Segundo ele, as despesas caíram 50% em relação a 2015 (considerando o resultado ajustado com o fechamento de lojas) e a margem operacional deixou de recuar, beneficiada pelas despesas menores.
Nesse processo, diz Peixoto, a empresa, que tinha um caixa negativo em R$ 300 milhões antes do acordo extrajudicial, passou a ter caixa positivo em R$ 80 milhões no fim de 2018.
No ano seguinte, a Leader começou a sentir o impacto do aumento dos custos com fornecedores, que cresceram de 25% a 30% nos últimos três anos. Isso afeta preço e rentabilidade. A margem operacional que foi de 49% em 2018 voltou a cair para 44% no ano passado. E a geração de caixa caiu para R$ 40 milhões.
No início de 2019, em entrevista ao Valor, Peixoto dizia que tinha “virado” a companhia ao ter gerado caixa em 2018, e afirmava que novos produtos elevariam as vendas da rede. “Talvez um dia eu tenha felicidade de olhar o resultado, hoje tenho zero preocupação com isso”, disse, na época.
Na avaliação do consultor Marcos Gouvêa de Souza, diretor-geral da GS&MD Gouvêa de Souza, “a empresa passou a ter uma escala menor para negociação, tendo que tratar de condições com fornecedores num cenário em que a indústria já estava muito afetada pela recessão”, disse. “E isso tudo tendo que ter certas competências para tomar medidas acertadas para sair desse cenário. É uma conjunção de fatores ruins.”
Peixoto teve o primeiro cargo no varejo em 2007, quando tornou-se gerente de uma área na BR Malls e ficou lá por quatro anos (antes disso, foi coordenador de operações no Ibmec). No fim de 2011, quando Carvalho já estava no conselho de administração da rede Casa& Video, Peixoto passou a trabalhar na varejista de eletrônicos como diretor operacional.
O executivo ficou na empresa até 2015, quando saiu para se tornar sócio na Legion Holdings, braço de investimentos de Carvalho, que comprou a Leader em 2016. A varejista era controlada então pelo BTG Pactual, que a vendeu pelo valor simbólico de R$ 1. Com a operação, o BTG ficou livre da dívida de R$ 900 milhões da rede, que foi transferida à Legion.
No mesmo ano, em 2016, Peixoto foi indicado para o cargo de CEO da Leader – a rede já era controlada por Carvalho na época.
Desde aquela época, diz Peixoto, havia perspectiva de que fosse iniciada a recuperação judicial da empresa. Mas antes de optar por esse caminho, houve intenção de reposicionar a marca, com mudanças em preços e alterações de mix das lojas. Com as dificuldades de arcar com pagamentos, a Leader enfrentava problemas, como falta de produtos nas lojas.

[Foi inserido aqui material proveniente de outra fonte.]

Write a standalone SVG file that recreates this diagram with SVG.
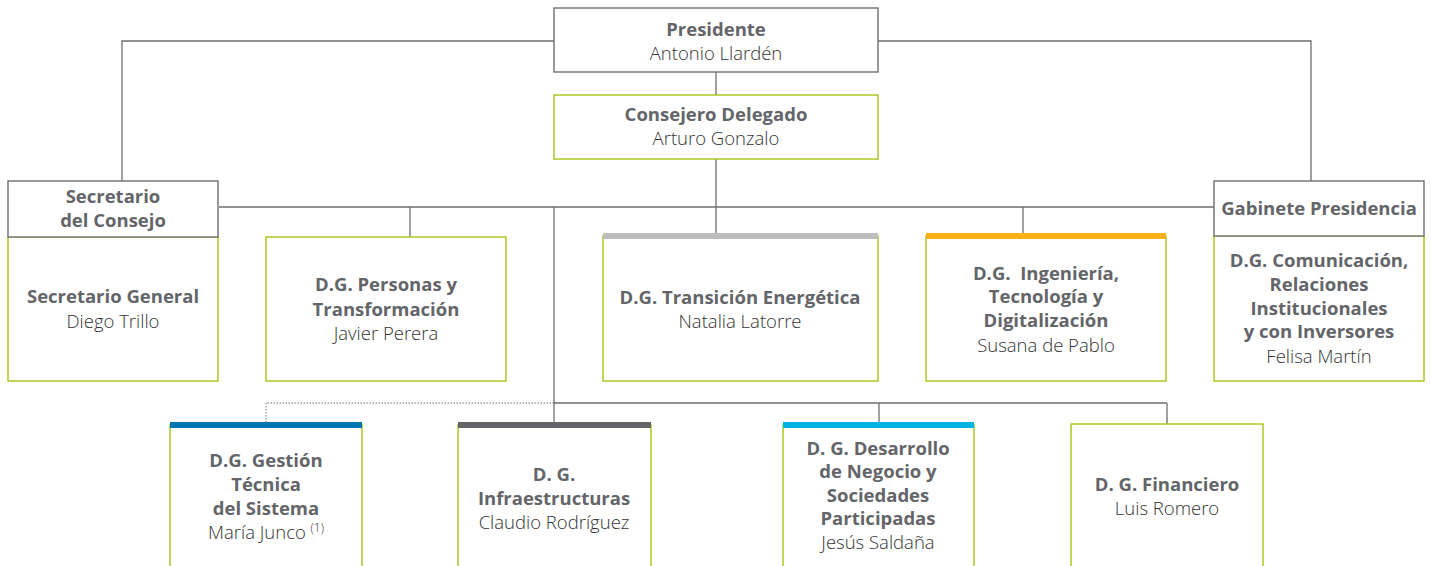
<svg xmlns="http://www.w3.org/2000/svg" width="1431" height="566" viewBox="0 0 1431 566">
<style>
.bg{fill:#ffffff}
.gbox{fill:#ffffff;stroke:#6d6e71;stroke-width:1.4}
.lbox{fill:#ffffff;stroke:#a3c614;stroke-width:1.4}
.ln{fill:none;stroke:#6d6e71;stroke-width:1.3}
.dot{fill:none;stroke:#6d6e71;stroke-width:1;stroke-dasharray:1.5 1.5}
text{font-family:"Open Sans","Noto Sans","Liberation Sans",sans-serif;font-size:18.5px;fill:#636569;text-anchor:middle}
.b{font-weight:700}
.n{font-weight:300;fill:#333333}
</style>
<rect class="bg" x="0" y="0" width="1431" height="566"/>
<g id="connectors">
<polyline class="ln" points="554,41 122,41 122,181"/>
<polyline class="ln" points="878,41 1311,41 1311,181"/>
<line class="ln" x1="716" y1="72" x2="716" y2="95"/>
<line class="ln" x1="716" y1="159" x2="716" y2="233"/>
<line class="ln" x1="219" y1="207" x2="1214" y2="207"/>
<line class="ln" x1="410" y1="207" x2="410" y2="237"/>
<line class="ln" x1="1023" y1="207" x2="1023" y2="234"/>
<line class="ln" x1="554" y1="207" x2="554" y2="422"/>
<line class="ln" x1="554" y1="403" x2="1167" y2="403"/>
<line class="ln" x1="879" y1="403" x2="879" y2="422"/>
<line class="ln" x1="1167" y1="403" x2="1167" y2="424"/>
<polyline class="dot" points="554,403 266,403 266,422"/>
</g>
<g id="presidente">
<rect class="gbox" x="554" y="8" width="324" height="64"/>
<text class="b" x="716" y="36">Presidente</text>
<text class="n" x="716" y="60">Antonio Llardén</text>
</g>
<g id="consejero">
<rect class="lbox" x="554" y="95" width="324" height="64"/>
<text class="b" x="716" y="121">Consejero Delegado</text>
<text class="n" x="716" y="145">Arturo Gonzalo</text>
</g>
<g id="secretario-consejo">
<rect class="lbox" x="8" y="237" width="210" height="144"/>
<rect class="gbox" x="8" y="181" width="210" height="56"/>
<text class="b" x="113" y="203">Secretario</text>
<text class="b" x="113" y="227">del Consejo</text>
<text class="b" x="113" y="303">Secretario General</text>
<text class="n" x="113" y="328">Diego Trillo</text>
</g>
<g id="personas">
<rect class="lbox" x="266" y="237" width="240" height="144"/>
<text class="b" x="386" y="291">D.G. Personas y</text>
<text class="b" x="386" y="316">Transformación</text>
<text class="n" x="386" y="340">Javier Perera</text>
</g>
<g id="transicion">
<rect class="lbox" x="603" y="236" width="275" height="145"/>
<rect x="603" y="233" width="275" height="6" fill="#bcbdbf"/>
<text class="b" x="740" y="304">D.G. Transición Energética</text>
<text class="n" x="740" y="328">Natalia Latorre</text>
</g>
<g id="ingenieria">
<rect class="lbox" x="926" y="236" width="240" height="145"/>
<rect x="926" y="233" width="240" height="6" fill="#fbb21a"/>
<text class="b" x="1046" y="280" xml:space="preserve">D.G.  Ingeniería,</text>
<text class="b" x="1046" y="303">Tecnología y</text>
<text class="b" x="1046" y="327">Digitalización</text>
<text class="n" x="1046" y="352">Susana de Pablo</text>
</g>
<g id="gabinete">
<rect class="lbox" x="1214" y="236" width="210" height="145"/>
<rect class="gbox" x="1214" y="181" width="210" height="55"/>
<text class="b" x="1319" y="215">Gabinete Presidencia</text>
<text class="b" x="1319" y="267">D.G. Comunicación,</text>
<text class="b" x="1319" y="291">Relaciones</text>
<text class="b" x="1319" y="315">Institucionales</text>
<text class="b" x="1319" y="338">y con Inversores</text>
<text class="n" x="1319" y="363">Felisa Martín</text>
</g>
<g id="gestion">
<rect class="lbox" x="170" y="425" width="192" height="150"/>
<rect x="170" y="422" width="192" height="6" fill="#0077b0"/>
<text class="b" x="266" y="467">D.G. Gestión</text>
<text class="b" x="266" y="491">Técnica</text>
<text class="b" x="266" y="515">del Sistema</text>
<text class="n" x="266" y="539">María Junco <tspan font-size="12" dy="-7">(1)</tspan></text>
</g>
<g id="infraestructuras">
<rect class="lbox" x="458" y="425" width="193" height="150"/>
<rect x="458" y="422" width="193" height="6" fill="#636569"/>
<text class="b" x="554" y="481">D. G.</text>
<text class="b" x="554" y="505">Infraestructuras</text>
<text class="n" x="554" y="529">Claudio Rodríguez</text>
</g>
<g id="desarrollo">
<rect class="lbox" x="783" y="425" width="191" height="150"/>
<rect x="783" y="422" width="191" height="6" fill="#00b5e2"/>
<text class="b" x="878" y="455">D. G. Desarrollo</text>
<text class="b" x="878" y="478">de Negocio y</text>
<text class="b" x="878" y="502">Sociedades</text>
<text class="b" x="878" y="525">Participadas</text>
<text class="n" x="878" y="549">Jesús Saldaña</text>
</g>
<g id="financiero">
<rect class="lbox" x="1071" y="424" width="192" height="150"/>
<text class="b" x="1167" y="491">D. G. Financiero</text>
<text class="n" x="1167" y="515">Luis Romero</text>
</g>
</svg>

Na sexta-feira, Fábio Carvalho assinou a venda da Leader para Peixoto, após ter deixado a sociedade na Casa&Vídeo. Ele vendeu cerca de 20% da varejista de eletrônicos para a gestora Polo Capital, em acordo fechado no fim de 2019. De acordo com uma segunda fonte a par do assunto, a saída da Leader e da Casa&Vídeo tem como objetivo levar Carvalho a se concentrar especificamente na Editora Abril.